I am sitting in the middle of the Ground Zero Center for Nonviolent Action on the Hood Canal near Poulsbo, Washington. It is a large and beautiful piece of property, partly forested. There is a beautiful, ample house, with a sprawling lawn and garden space, protected by tall pine and cedar trees. At the far end of the lawn is a large stone marker engraved with a Buddhist prayer for peace. As I scan this idyllic scene, small bunny rabbits come into focus on the lawn. Enjoying this space all by myself for a few hours restores a sense of inner peace.

But any utopian fantasies are interrupted regularly by the sound of high powered rifles from the nearby rifle range. While breaking my peaceful spell, the rifle shots also remind me where I am. It is one thing that some people are spending time practicing their killing skills at the rifle range. On the other side of the fence, however, is a much more disturbing reality – the largest concentration of nuclear weapons in the United States.

The Ground Zero Center for Nonviolent Action is located, by design, right next to the Bangor Trident Submarine Base, one of only two such bases operated by the U.S. Navy (the other is at Kings Bay, Georgia). Nearby is Strategic Weapons Facility Pacific (SWFPAC), where missiles are stored and maintained.

One Trident ballistic missile submarine (SSBN) at Bangor is estimated to carry about 108 nuclear warheads.  The W76 and W88 warheads at Bangor are equal respectively to 100 kilotons and 455 kilotons of TNT in destructive force.  One submarine deployed at Bangor is equal to about 1,400 Hiroshima sized nuclear bombs. There are XX submarines.

At the far end of this peaceful lawn with the grazing bunnies and the Buddhist prayer memorial, I can see a cyclone fence topped with concertina wire. On the other side of that fence is enough nuclear firepower to destroy all life on earth. That thought is just too much for me to comprehend. The booming rifle shots have jolted me back to the real world.
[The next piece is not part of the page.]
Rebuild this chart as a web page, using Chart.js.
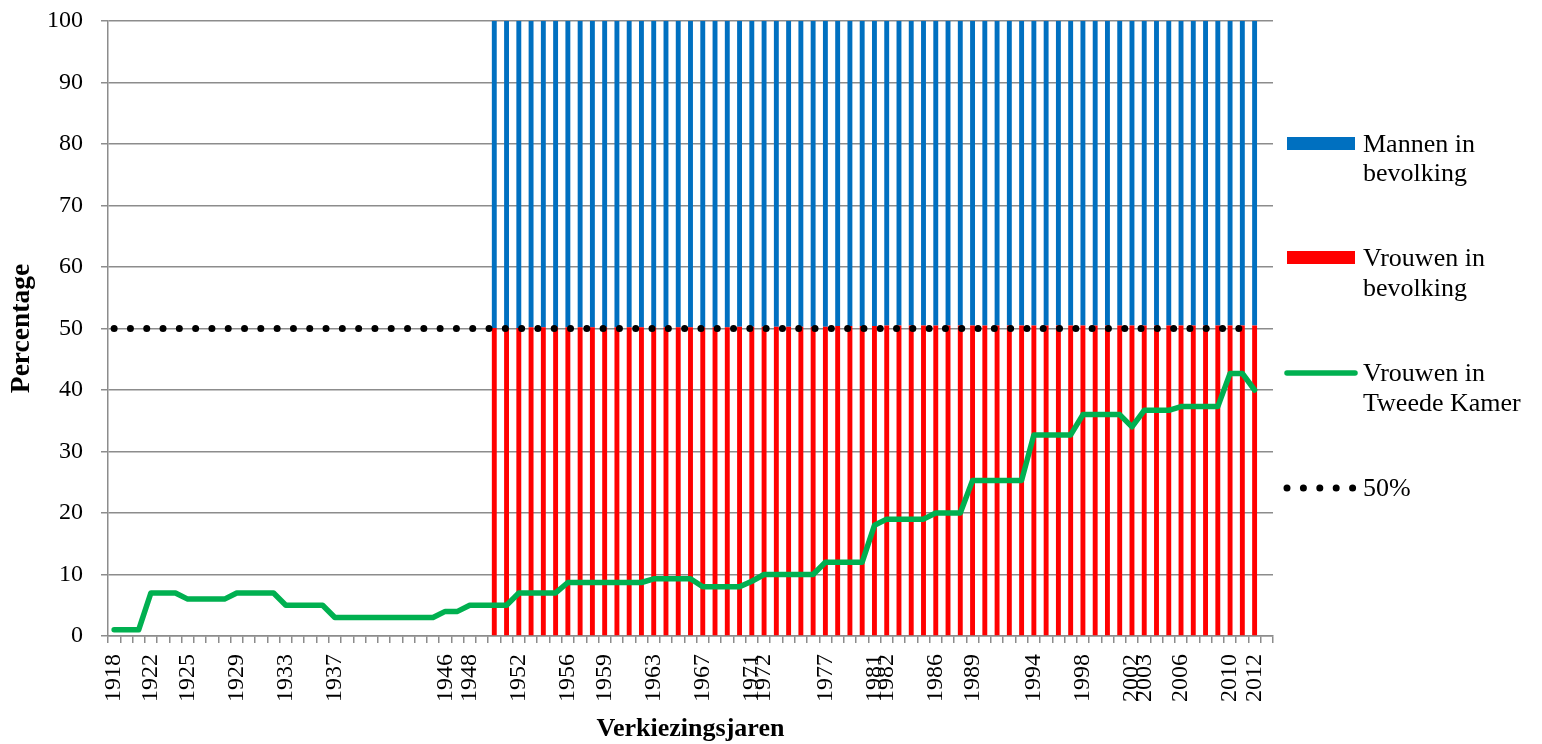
<!DOCTYPE html>
<html>
<head>
<meta charset="utf-8">
<script src="https://cdn.jsdelivr.net/npm/chart.js@4.4.1/dist/chart.umd.min.js"></script>
<style>
  html, body { margin: 0; padding: 0; background: #fff; }
  #grafiek { display: block; }
</style>
</head>
<body>
<canvas id="grafiek" width="1542" height="744"></canvas>
<script>
// Categorieën: eerste plek 1918, daarna elk jaar 1920 t/m 2013
var jaren = [1918];
for (var j = 1920; j <= 2013; j++) jaren.push(j);

// Jaren die als label onder de as staan
var verkiezingsjaren = [1918, 1922, 1925, 1929, 1933, 1937, 1946, 1948, 1952, 1956,
    1959, 1963, 1967, 1971, 1972, 1977, 1981, 1982, 1986, 1989, 1994, 1998, 2002,
    2003, 2006, 2010, 2012];

// Percentage vrouwen in de Tweede Kamer, 1918 t/m 2012 (per categorie)
var vrouwenKamer = [
    1, 1, 1,
    7, 7, 7,
    6, 6, 6, 6,
    7, 7, 7, 7,
    5, 5, 5, 5,
    3, 3, 3, 3, 3, 3, 3, 3, 3,
    4, 4,
    5, 5, 5, 5,
    7, 7, 7, 7,
    8.7, 8.7, 8.7, 8.7, 8.7, 8.7, 8.7,
    9.3, 9.3, 9.3, 9.3,
    8, 8, 8, 8,
    8.9,
    10, 10, 10, 10, 10,
    12, 12, 12, 12,
    18,
    19, 19, 19, 19,
    20, 20, 20,
    25.3, 25.3, 25.3, 25.3, 25.3,
    32.7, 32.7, 32.7, 32.7,
    36, 36, 36, 36,
    34,
    36.7, 36.7, 36.7,
    37.3, 37.3, 37.3, 37.3,
    42.7, 42.7,
    40
];

// Bevolking vanaf 1950 t/m 2012
var bevolkingVanaf = 1950;
var vrouwenBevolking = [
    50.1, 50.1, 50.1, 50.2, 50.2, 50.2, 50.2, 50.2, 50.2, 50.2,
    50.2, 50.2, 50.2, 50.2, 50.2, 50.2, 50.2, 50.2, 50.2, 50.2,
    50.3, 50.3, 50.3, 50.3, 50.3, 50.3, 50.3, 50.3, 50.4, 50.4,
    50.4, 50.4, 50.5, 50.5, 50.5, 50.5, 50.5, 50.5, 50.5, 50.5,
    50.5, 50.5, 50.5, 50.5, 50.5, 50.5, 50.5, 50.5, 50.5, 50.5,
    50.5, 50.5, 50.5, 50.5, 50.5, 50.5, 50.5, 50.5, 50.5, 50.5,
    50.5, 50.5, 50.5
];
var mannenBevolking = [
    49.9, 49.9, 49.9, 49.8, 49.8, 49.8, 49.8, 49.8, 49.8, 49.8,
    49.8, 49.8, 49.8, 49.8, 49.8, 49.8, 49.8, 49.8, 49.8, 49.8,
    49.7, 49.7, 49.7, 49.7, 49.7, 49.7, 49.7, 49.7, 49.6, 49.6,
    49.6, 49.6, 49.5, 49.5, 49.5, 49.5, 49.5, 49.5, 49.5, 49.5,
    49.5, 49.5, 49.5, 49.5, 49.5, 49.5, 49.5, 49.5, 49.5, 49.5,
    49.5, 49.5, 49.5, 49.5, 49.5, 49.5, 49.5, 49.5, 49.5, 49.5,
    49.5, 49.5, 49.5
];

// 50%-lijn van eerste tot laatste verkiezing
var helftJaren = ['1918', '2012'];
var helftWaarden = [50, 50];

var blauw = '#0070C0';
var rood = '#FF0000';
var groen = '#00B050';
var grijs = '#8c8c8c';
var lettertype = '"Liberation Serif", "Times New Roman", serif';

var labels = jaren.map(String);

function vanafJaar(start, waarden) {
    return waarden.map(function(v, i) { return { x: String(start + i), y: v }; });
}

// Legenda rechts, met labels over twee regels
var zijLegenda = {
    id: 'zijLegenda',
    afterDraw: function(chart) {
        var ctx = chart.ctx;
        var x0 = 1287, tx = 1363;
        ctx.save();
        ctx.font = '26px ' + lettertype;
        ctx.textBaseline = 'middle';

        ctx.fillStyle = blauw;
        ctx.fillRect(x0, 137, 68, 13);
        ctx.fillStyle = rood;
        ctx.fillRect(x0, 251, 68, 13);

        ctx.strokeStyle = groen;
        ctx.lineWidth = 5.5;
        ctx.lineCap = 'round';
        ctx.beginPath();
        ctx.moveTo(x0, 373);
        ctx.lineTo(x0 + 68, 373);
        ctx.stroke();

        ctx.strokeStyle = '#000';
        ctx.lineWidth = 7;
        ctx.setLineDash([0, 16.4]);
        ctx.beginPath();
        ctx.moveTo(x0, 488);
        ctx.lineTo(x0 + 67, 488);
        ctx.stroke();
        ctx.setLineDash([]);

        ctx.fillStyle = '#000';
        ctx.fillText('Mannen in', tx, 145);
        ctx.fillText('bevolking', tx, 174);
        ctx.fillText('Vrouwen in', tx, 259);
        ctx.fillText('bevolking', tx, 289);
        ctx.fillText('Vrouwen in', tx, 374);
        ctx.fillText('Tweede Kamer', tx, 404);
        ctx.fillText('50%', tx, 489);
        ctx.restore();
    }
};

new Chart(document.getElementById('grafiek').getContext('2d'), {
    type: 'bar',
    data: {
        labels: labels,
        datasets: [{
            label: 'Mannen in bevolking',
            data: vanafJaar(bevolkingVanaf, mannenBevolking),
            backgroundColor: blauw,
            stack: 'bevolking',
            barPercentage: 0.4,
            categoryPercentage: 1,
            order: 3
        }, {
            label: 'Vrouwen in bevolking',
            data: vanafJaar(bevolkingVanaf, vrouwenBevolking),
            backgroundColor: rood,
            stack: 'bevolking',
            barPercentage: 0.4,
            categoryPercentage: 1,
            order: 2
        }, {
            type: 'line',
            label: 'Vrouwen in Tweede Kamer',
            data: vrouwenKamer,
            borderColor: groen,
            backgroundColor: groen,
            borderWidth: 5.5,
            borderJoinStyle: 'round',
            borderCapStyle: 'round',
            pointRadius: 0,
            tension: 0,
            stack: 'kamer',
            order: 1
        }, {
            type: 'line',
            label: '50%',
            data: helftJaren.map(function(x, i) { return { x: x, y: helftWaarden[i] }; }),
            borderColor: '#000',
            borderWidth: 7,
            borderDash: [0, 16.3],
            borderCapStyle: 'round',
            pointRadius: 0,
            spanGaps: true,
            stack: 'helft',
            order: 0
        }]
    },
    options: {
        responsive: false,
        animation: false,
        layout: { padding: { left: 0, top: 21, right: 269, bottom: 0 } },
        plugins: {
            legend: { display: false },
            tooltip: { enabled: false }
        },
        scales: {
            x: {
                stacked: true,
                afterFit: function(scale) {
                    scale.height = 108;
                    scale.paddingLeft = 0;
                    scale.paddingRight = 0;
                },
                grid: {
                    drawOnChartArea: false,
                    drawTicks: true,
                    tickLength: 7,
                    color: grijs,
                    lineWidth: 1.5,
                    offset: true
                },
                border: { color: grijs, width: 1.5 },
                ticks: {
                    autoSkip: false,
                    maxRotation: 90,
                    minRotation: 90,
                    padding: 11,
                    color: '#000',
                    font: { family: lettertype, size: 24 },
                    callback: function(val, i) {
                        return verkiezingsjaren.indexOf(jaren[i]) >= 0 ? String(jaren[i]) : '';
                    }
                },
                title: {
                    display: true,
                    text: 'Verkiezingsjaren',
                    color: '#000',
                    font: { family: lettertype, size: 26, weight: 'bold', lineHeight: 1.1 },
                    padding: { top: 0, bottom: 0 }
                }
            },
            y: {
                stacked: true,
                min: 0,
                max: 100,
                afterFit: function(scale) {
                    scale.width = 108;
                    scale.paddingTop = 0;
                    scale.paddingBottom = 0;
                },
                grid: {
                    color: grijs,
                    lineWidth: 1.5,
                    tickLength: 7
                },
                border: { color: grijs, width: 1.5 },
                ticks: {
                    stepSize: 10,
                    padding: 18,
                    color: '#000',
                    font: { family: lettertype, size: 24 }
                },
                title: {
                    display: true,
                    text: 'Percentage',
                    color: '#000',
                    font: { family: lettertype, size: 27.5, weight: 'bold', lineHeight: 1 },
                    padding: { top: 8, bottom: 0 }
                }
            }
        }
    },
    plugins: [zijLegenda]
});
</script>
</body>
</html>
Don’t get me wrong. This peaceful space called “Ground Zero” is also the real world. It is all about taking responsibility for the future of our world. It is about breaking through denial, bearing moral witness, educating the community about alternatives to violence, and putting our lives on the line. Ground Zero activists are regularly arrested at the gates of the Bangor base. They are dedicated to nonviolent resistance to nuclear weapons and war.

This is also the mission of the historic Golden Rule peace boat, now a national project of Veterans For Peace. We are sailing for a nuclear-free world, and a peaceful, sustainable future. The Ground Zero Center for Nonviolent Action is one of main sponsors of the Golden Rule’s 4-1/2 month voyage throughout the Pacific Northwest. We are making stops at over 30 ports in Oregon, Washington and British Columbia. We are networking with peace and climate justice activists, while educating the public about the continuing threat of nuclear war.

On Tuesday, August 9, Nagasaki Day, the Golden Rule and Ground Zero, will lead a “peace flotilla,” to sail near the perimeter of the Bangor Trident Submarine Base. We will point out to the world that these weapons of truly mass destruction are here, and that they are holding the entire world hostage to nuclear terror. This obscene cache of nuclear weapons poses an existential threat to all life on earth. It is therefore immoral and must be resisted by all people of conscience. As Veterans For Peace says in its mission statement, war itself must be abolished.

I am again gazing at this beautiful green space of contemplation and resistance. Why is it that such idyllic spots are so often occupied by those who are preparing for war? What will it take to put an end to militarism once and for all? Activists working together, as are Veterans For Peace and the Ground Zero Center for Nonviolent Action. When many peoples and many struggles come together as one, we will begin to achieve real peace and real justice.

Until then, we can do unto others as we would have them to unto us. Follow the Golden Rule.